Exemples : yupik, inuktitut
Les langues yupik, parlées en Alaska et à l’extrémité de la Sibérie orientale, illustrent parfaitement ce phénomène. Elles « synthétisent » une racine et différents affixes grammaticaux pour créer de longs mots à valeur de phrase. Prenons l’exemple du yupic : « angyaghllangyugtuq » signifie « il veut acquérir un grand bateau », combinant « angya » (bateau), « ghlla » (grand), « ng » (acquérir), « yug » (vouloir) et « tuq » (lui/il).
L’inuktitut, parlé au Canada (Nunavut, Nunavik, Labrador), offre des exemples encore plus saisissants. Le mot « Tusaatsiarunnanngittualuujunga » signifie « je n’entends pas très bien ». Il se décompose en « Tusaa- » (entendre) suivi de cinq suffixes : « tsiaq- » (bien), « -junnaq- » (être capable de), « -nngit- » (négation), « -tualuu- » (beaucoup) et « -junga » (marque de la première personne et du présent).
Il faut néanmoins reconnaître que cette définition des langues polysynthétiques reste controversée dans la classification des langues du monde. En effet, il est souvent difficile de déterminer avec précision la part de polysynthétisme d’une langue, particulièrement pour celles n’ayant pas de tradition écrite. Par ailleurs, contrairement à une idée reçue, les phrases dans ces différentes langues ne se limitent généralement pas à un seul mot, même si certains mots peuvent équivaloir à des phrases complètes.
Au terme de ce voyage à travers la diversité linguistique mondiale, nous constatons que la classification des langues révèle bien plus qu’une simple taxonomie. En effet, chaque type linguistique – isolant, agglutinant, flexionnel ou polysynthétique – témoigne des multiples façons dont l’humanité a développé ses moyens de communication. Cette richesse linguistique reflète, sans aucun doute, notre capacité d’adaptation et notre créativité collective à travers les âges.

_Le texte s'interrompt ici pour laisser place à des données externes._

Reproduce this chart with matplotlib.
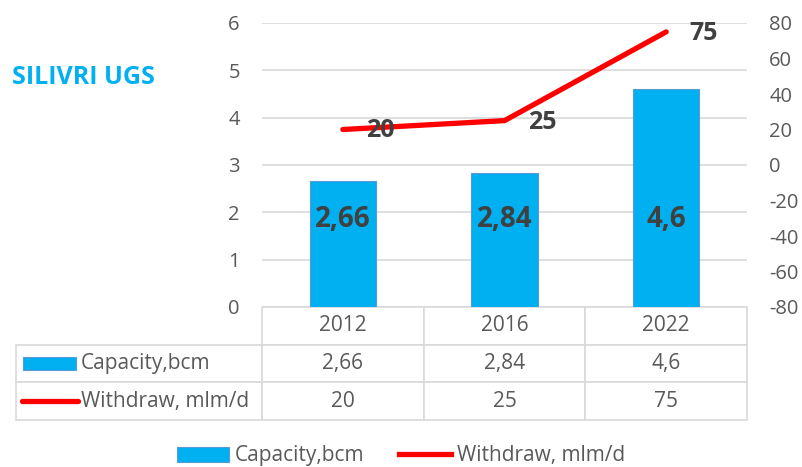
import matplotlib.pyplot as plt
from matplotlib.patches import Patch, Rectangle
from matplotlib.lines import Line2D
from matplotlib.table import Table

# dati
anni = ['2012', '2016', '2022']
capacita = [2.66, 2.84, 4.6]
prelievo = [20, 25, 75]
etichette_cap = ['2,66', '2,84', '4,6']
etichette_prel = ['20', '25', '75']
serie = ['Capacity,bcm', 'Withdraw, mlm/d']
titolo = 'SILIVRI UGS'

blu = '#00B0F0'
rosso = '#FF0000'
grigio = '#595959'
griglia = '#D9D9D9'

plt.rcParams['font.family'] = ['Open Sans', 'DejaVu Sans']
plt.rcParams['axes.unicode_minus'] = False

W, H = 802, 467
fig = plt.figure(figsize=(W / 100, H / 100), dpi=100)

def fx(x):
    return x / W

def fy(y):
    return 1 - y / H

# area del grafico (pixel)
left, right, top, bottom = 262, 747, 23, 307
ax = fig.add_axes([fx(left), fy(bottom), fx(right - left), (bottom - top) / H])
ax2 = ax.twinx()

x = list(range(len(anni)))
ax.bar(x, capacita, width=0.41, color=blu, edgecolor='#5B9BD5', linewidth=0.8, zorder=2)
ax.set_xlim(-0.5, 2.5)
ax.set_ylim(0, 6)
ax.set_yticks(range(0, 7))
ax.grid(axis='y', color=griglia, linewidth=1.2, zorder=0)
ax.set_axisbelow(True)
ax.set_xticks([])

for xi, v in zip(x, etichette_cap):
    ax.text(xi, 1.85, v, ha='center', va='center', fontsize=20, fontweight='bold',
            color='#404040', zorder=3)

ax2.plot(x, prelievo, color=rosso, linewidth=3.8, solid_capstyle='round',
         solid_joinstyle='miter', zorder=3)
ax2.set_ylim(-80, 80)
ax2.set_yticks(range(-80, 81, 20))
for xi, val, lab in zip(x, prelievo, etichette_prel):
    ax2.annotate(lab, (xi, val), xytext=(27, -1), textcoords='offset points',
                 ha='center', va='center', fontsize=18, fontweight='bold', color='#404040')

for a in (ax, ax2):
    for s in a.spines.values():
        s.set_visible(False)
    a.tick_params(length=0, labelsize=14.5, labelcolor=grigio, pad=16)

# tabella dati
tab_left, tab_bottom = 15.7, 420
col0 = left - tab_left
colw = (right - left) / 3
rowh = (tab_bottom - bottom) / 3
tb = Table(ax, bbox=[(tab_left - left) / (right - left), -(tab_bottom - bottom) / (bottom - top),
                     (right - tab_left) / (right - left), (tab_bottom - bottom) / (bottom - top)])
tb.auto_set_font_size(False)
for j, anno in enumerate(anni):
    tb.add_cell(0, j + 1, colw, rowh, text=anno, loc='center')
valori = [etichette_cap, etichette_prel]
for i, riga in enumerate(valori):
    tb.add_cell(i + 1, 0, col0, rowh, text='')
    for j, v in enumerate(riga):
        tb.add_cell(i + 1, j + 1, colw, rowh, text=v, loc='center')
for cell in tb.get_celld().values():
    cell.set_edgecolor(griglia)
    cell.set_linewidth(1.2)
    cell.get_text().set_fontsize(15)
    cell.get_text().set_color(grigio)
ax.add_table(tb)

# chiavi nella tabella
fig.patches.append(Rectangle((fx(23), fy(370)), fx(53), 13 / H, transform=fig.transFigure,
                             facecolor=blu, edgecolor='#5B9BD5', linewidth=0.8))
fig.lines.append(Line2D([fx(22), fx(78)], [fy(401), fy(401)], transform=fig.transFigure,
                        color=rosso, linewidth=3.8, solid_capstyle='round'))
fig.text(fx(81), fy(363), serie[0], fontsize=15, color=grigio, va='center', ha='left')
fig.text(fx(81), fy(402), serie[1], fontsize=15, color=grigio, va='center', ha='left')

# titolo
fig.text(fx(12), fy(78), titolo, fontsize=18, fontweight='bold', color=blu, va='center', ha='left')

# legenda
maniglie = [Patch(facecolor=blu, edgecolor='#5B9BD5', linewidth=0.8, label=serie[0]),
            Line2D([0], [0], color=rosso, linewidth=3.8, label=serie[1])]
fig.legend(handles=maniglie, loc='center', bbox_to_anchor=(0.5, fy(456)), ncol=2,
           frameon=False, fontsize=15, labelcolor=grigio, handlelength=2.5,
           handleheight=0.72, handletextpad=0.25, columnspacing=1.7, borderpad=0)

fig.savefig('out.png', dpi=100)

Bien que les premières classifications aient émergé au XIXe siècle grâce aux travaux pionniers des frères Schlegel, la compréhension des mécanismes linguistiques s’est considérablement affinée depuis. Notamment, les recherches récentes remettent en question l’idée de règles universelles innées, suggérant plutôt que l’évolution culturelle joue un rôle prépondérant dans le développement des langues. Par conséquent, chaque famille linguistique suit son propre chemin évolutif, façonné par son contexte historique et culturel.
Il convient de souligner qu’aucune langue n’appartient entièrement à une seule catégorie. Même le chinois, souvent cité comme exemple parfait de langue isolante, présente des exceptions à cette règle générale. De même, les langues flexionnelles comme le français contiennent des éléments isolants, tandis que certaines langues agglutinantes peuvent présenter des caractéristiques polysynthétiques. Ainsi, cette classification constitue davantage un spectre qu’une série de catégories hermétiques.